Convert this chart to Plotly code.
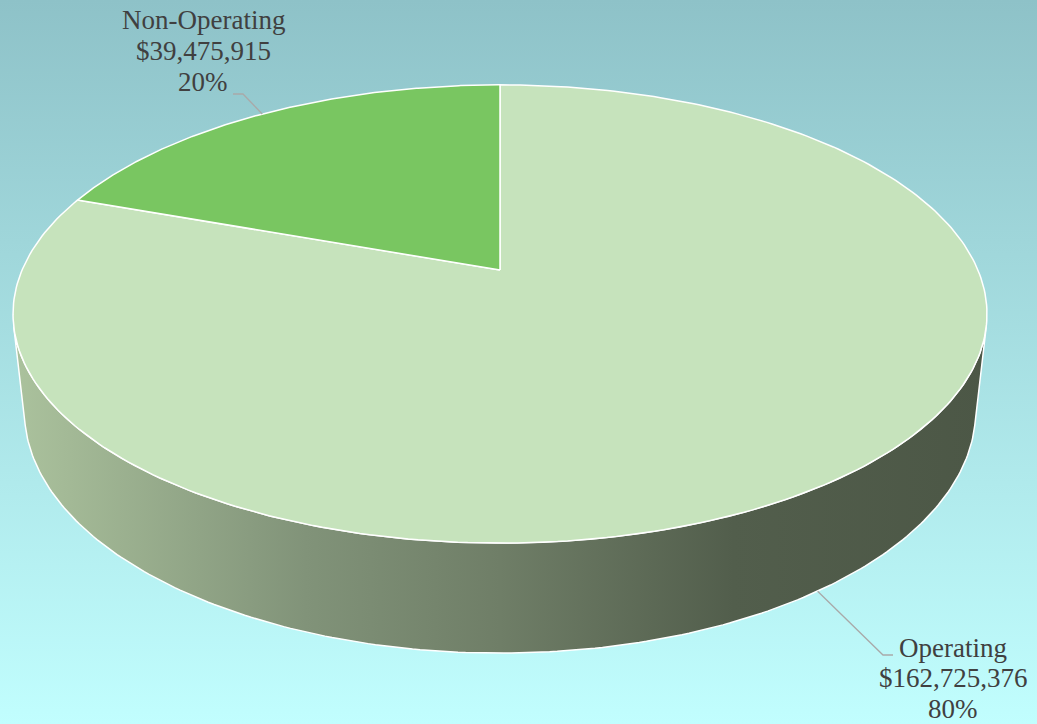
import numpy as np
import plotly.graph_objects as go

# ---------------- data ----------------
categories = ["Operating", "Non-Operating"]
values = [162725376, 39475915]

# ---------------- style ----------------
W, H_PX = 1037, 724
top_colors = {"Operating": "#c6e3bc", "Non-Operating": "#79c661"}
side_scales = {
    "Operating": [[0.0, "#abc29d"], [0.3, "#819379"], [0.5, "#6f7e67"],
                  [0.74, "#525e4c"], [1.0, "#4c5746"]],
    "Non-Operating": [[0.0, "#5f9a4c"], [1.0, "#3c6330"]],
}
bg_top, bg_bottom = "#8ec2c8", "#c1fefe"
text_color = "#404040"
leader_color = "#a9a9a9"
FONT = "Liberation Serif"
FSIZE = 27

# perspective camera for the pie (geometry, not data)
CX, CY = 500.0, 270.0
FOCAL = 2208.0
ALPHA = np.radians(27.5)
DIST = 4.62
THICK = 0.2305


def project(theta_deg, level):
    """level = 0 top face, -THICK bottom face; returns pixel coords."""
    t = np.radians(np.asarray(theta_deg, dtype=float))
    X, Z = np.cos(t), np.sin(t)
    depth = DIST - level * np.sin(ALPHA) + Z * np.cos(ALPHA)
    up = level * np.cos(ALPHA) + Z * np.sin(ALPHA)
    return CX + FOCAL * X / depth, CY - FOCAL * up / depth


total = float(sum(values))
fracs = [v / total for v in values]

# slice angle ranges: clockwise from 12 o'clock (theta decreasing)
ranges = []
start = 90.0
for f in fracs:
    end = start - f * 360.0
    ranges.append((end, start))
    start = end

# visible front side range (silhouette generators)
s = np.degrees(np.arcsin(1.0 / (DIST * np.cos(ALPHA))))
vis_lo, vis_hi = -180.0 + s, -s

fig = go.Figure()

# background gradient
fig.add_trace(go.Scatter(
    x=[0, W, W, 0, 0], y=[0, 0, H_PX, H_PX, 0], mode="lines",
    line=dict(width=0), fill="toself",
    fillgradient=dict(type="vertical", start=0, stop=H_PX,
                      colorscale=[[0, bg_top], [1, bg_bottom]]),
    hoverinfo="skip", showlegend=False))

# sides
for cat, (a0, a1) in zip(categories, ranges):
    lo, hi = max(a0, vis_lo), min(a1, vis_hi)
    if hi <= lo:
        continue
    th = np.linspace(lo, hi, 200)
    xt, yt = project(th, 0.0)
    xb, yb = project(th[::-1], -THICK)
    xs = np.concatenate([xt, xb, xt[:1]])
    ys = np.concatenate([yt, yb, yt[:1]])
    fig.add_trace(go.Scatter(
        x=xs, y=ys, mode="lines", line=dict(color="white", width=1.5),
        fill="toself",
        fillgradient=dict(type="horizontal", start=float(xs.min()),
                          stop=float(xs.max()), colorscale=side_scales[cat]),
        hoverinfo="skip", showlegend=False))

# top faces
for cat, (a0, a1) in zip(categories, ranges):
    th = np.linspace(a0, a1, 300)
    xa, ya = project(th, 0.0)
    xs = np.concatenate([[CX], xa, [CX]])
    ys = np.concatenate([[CY], ya, [CY]])
    fig.add_trace(go.Scatter(
        x=xs, y=ys, mode="lines", line=dict(color="white", width=1.5),
        fill="toself", fillcolor=top_colors[cat],
        hoverinfo="skip", showlegend=False, name=cat))

# labels and leader lines
label_layout = {
    "Non-Operating": dict(x=203, ys=[19.5, 50.5, 82], elbow=[(233, 94), (243, 94)], first=True),
    "Operating": dict(x=953, ys=[648, 678, 709], elbow=[(883, 655), (893, 655)], first=False),
}
for cat, v, f, (a0, a1) in zip(categories, values, fracs, ranges):
    mid = (a0 + a1) / 2.0
    level = -THICK if vis_lo <= mid <= vis_hi else 0.0
    ax_, ay_ = project(mid, level)
    L = label_layout[cat]
    if L["first"]:
        pts = L["elbow"] + [(float(ax_), float(ay_))]
    else:
        pts = [(float(ax_), float(ay_))] + L["elbow"]
    fig.add_trace(go.Scatter(
        x=[p[0] for p in pts], y=[p[1] for p in pts], mode="lines",
        line=dict(color=leader_color, width=1.3),
        hoverinfo="skip", showlegend=False))
    lines = [cat, "${:,}".format(v), "{:.0f}%".format(f * 100)]
    for txt, yy in zip(lines, L["ys"]):
        fig.add_annotation(x=L["x"], y=yy, xref="x", yref="y", text=txt,
                           showarrow=False, xanchor="center", yanchor="middle",
                           font=dict(family=FONT, size=FSIZE, color=text_color))

fig.update_layout(
    width=W, height=H_PX, margin=dict(l=0, r=0, t=0, b=0),
    paper_bgcolor=bg_bottom, plot_bgcolor=bg_bottom,
    xaxis=dict(range=[0, W], visible=False, fixedrange=True),
    yaxis=dict(range=[H_PX, 0], visible=False, fixedrange=True),
    showlegend=False,
)
fig.write_html(
    "out.html",
    config={"displayModeBar": False},
    post_script="document.body.style.margin='0';document.body.style.overflow='hidden';",
)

────────

> _Given problem_: Write out the listing word for word, omitting the pictures it holds.

> _Problem solution_:
Convert this chart to Plotly code.
import numpy as np
import plotly.graph_objects as go

# ---------------- data ----------------
categories = ["Operating", "Non-Operating"]
values = [162725376, 39475915]

# ---------------- style ----------------
W, H_PX = 1037, 724
top_colors = {"Operating": "#c6e3bc", "Non-Operating": "#79c661"}
side_scales = {
    "Operating": [[0.0, "#abc29d"], [0.3, "#819379"], [0.5, "#6f7e67"],
                  [0.74, "#525e4c"], [1.0, "#4c5746"]],
    "Non-Operating": [[0.0, "#5f9a4c"], [1.0, "#3c6330"]],
}
bg_top, bg_bottom = "#8ec2c8", "#c1fefe"
text_color = "#404040"
leader_color = "#a9a9a9"
FONT = "Liberation Serif"
FSIZE = 27

# perspective camera for the pie (geometry, not data)
CX, CY = 500.0, 270.0
FOCAL = 2208.0
ALPHA = np.radians(27.5)
DIST = 4.62
THICK = 0.2305


def project(theta_deg, level):
    """level = 0 top face, -THICK bottom face; returns pixel coords."""
    t = np.radians(np.asarray(theta_deg, dtype=float))
    X, Z = np.cos(t), np.sin(t)
    depth = DIST - level * np.sin(ALPHA) + Z * np.cos(ALPHA)
    up = level * np.cos(ALPHA) + Z * np.sin(ALPHA)
    return CX + FOCAL * X / depth, CY - FOCAL * up / depth


total = float(sum(values))
fracs = [v / total for v in values]

# slice angle ranges: clockwise from 12 o'clock (theta decreasing)
ranges = []
start = 90.0
for f in fracs:
    end = start - f * 360.0
    ranges.append((end, start))
    start = end

# visible front side range (silhouette generators)
s = np.degrees(np.arcsin(1.0 / (DIST * np.cos(ALPHA))))
vis_lo, vis_hi = -180.0 + s, -s

fig = go.Figure()

# background gradient
fig.add_trace(go.Scatter(
    x=[0, W, W, 0, 0], y=[0, 0, H_PX, H_PX, 0], mode="lines",
    line=dict(width=0), fill="toself",
    fillgradient=dict(type="vertical", start=0, stop=H_PX,
                      colorscale=[[0, bg_top], [1, bg_bottom]]),
    hoverinfo="skip", showlegend=False))

# sides
for cat, (a0, a1) in zip(categories, ranges):
    lo, hi = max(a0, vis_lo), min(a1, vis_hi)
    if hi <= lo:
        continue
    th = np.linspace(lo, hi, 200)
    xt, yt = project(th, 0.0)
    xb, yb = project(th[::-1], -THICK)
    xs = np.concatenate([xt, xb, xt[:1]])
    ys = np.concatenate([yt, yb, yt[:1]])
    fig.add_trace(go.Scatter(
        x=xs, y=ys, mode="lines", line=dict(color="white", width=1.5),
        fill="toself",
        fillgradient=dict(type="horizontal", start=float(xs.min()),
                          stop=float(xs.max()), colorscale=side_scales[cat]),
        hoverinfo="skip", showlegend=False))

# top faces
for cat, (a0, a1) in zip(categories, ranges):
    th = np.linspace(a0, a1, 300)
    xa, ya = project(th, 0.0)
    xs = np.concatenate([[CX], xa, [CX]])
    ys = np.concatenate([[CY], ya, [CY]])
    fig.add_trace(go.Scatter(
        x=xs, y=ys, mode="lines", line=dict(color="white", width=1.5),
        fill="toself", fillcolor=top_colors[cat],
        hoverinfo="skip", showlegend=False, name=cat))

# labels and leader lines
label_layout = {
    "Non-Operating": dict(x=203, ys=[19.5, 50.5, 82], elbow=[(233, 94), (243, 94)], first=True),
    "Operating": dict(x=953, ys=[648, 678, 709], elbow=[(883, 655), (893, 655)], first=False),
}
for cat, v, f, (a0, a1) in zip(categories, values, fracs, ranges):
    mid = (a0 + a1) / 2.0
    level = -THICK if vis_lo <= mid <= vis_hi else 0.0
    ax_, ay_ = project(mid, level)
    L = label_layout[cat]
    if L["first"]:
        pts = L["elbow"] + [(float(ax_), float(ay_))]
    else:
        pts = [(float(ax_), float(ay_))] + L["elbow"]
    fig.add_trace(go.Scatter(
        x=[p[0] for p in pts], y=[p[1] for p in pts], mode="lines",
        line=dict(color=leader_color, width=1.3),
        hoverinfo="skip", showlegend=False))
    lines = [cat, "${:,}".format(v), "{:.0f}%".format(f * 100)]
    for txt, yy in zip(lines, L["ys"]):
        fig.add_annotation(x=L["x"], y=yy, xref="x", yref="y", text=txt,
                           showarrow=False, xanchor="center", yanchor="middle",
                           font=dict(family=FONT, size=FSIZE, color=text_color))

fig.update_layout(
    width=W, height=H_PX, margin=dict(l=0, r=0, t=0, b=0),
    paper_bgcolor=bg_bottom, plot_bgcolor=bg_bottom,
    xaxis=dict(range=[0, W], visible=False, fixedrange=True),
    yaxis=dict(range=[H_PX, 0], visible=False, fixedrange=True),
    showlegend=False,
)
fig.write_html(
    "out.html",
    config={"displayModeBar": False},
    post_script="document.body.style.margin='0';document.body.style.overflow='hidden';",
)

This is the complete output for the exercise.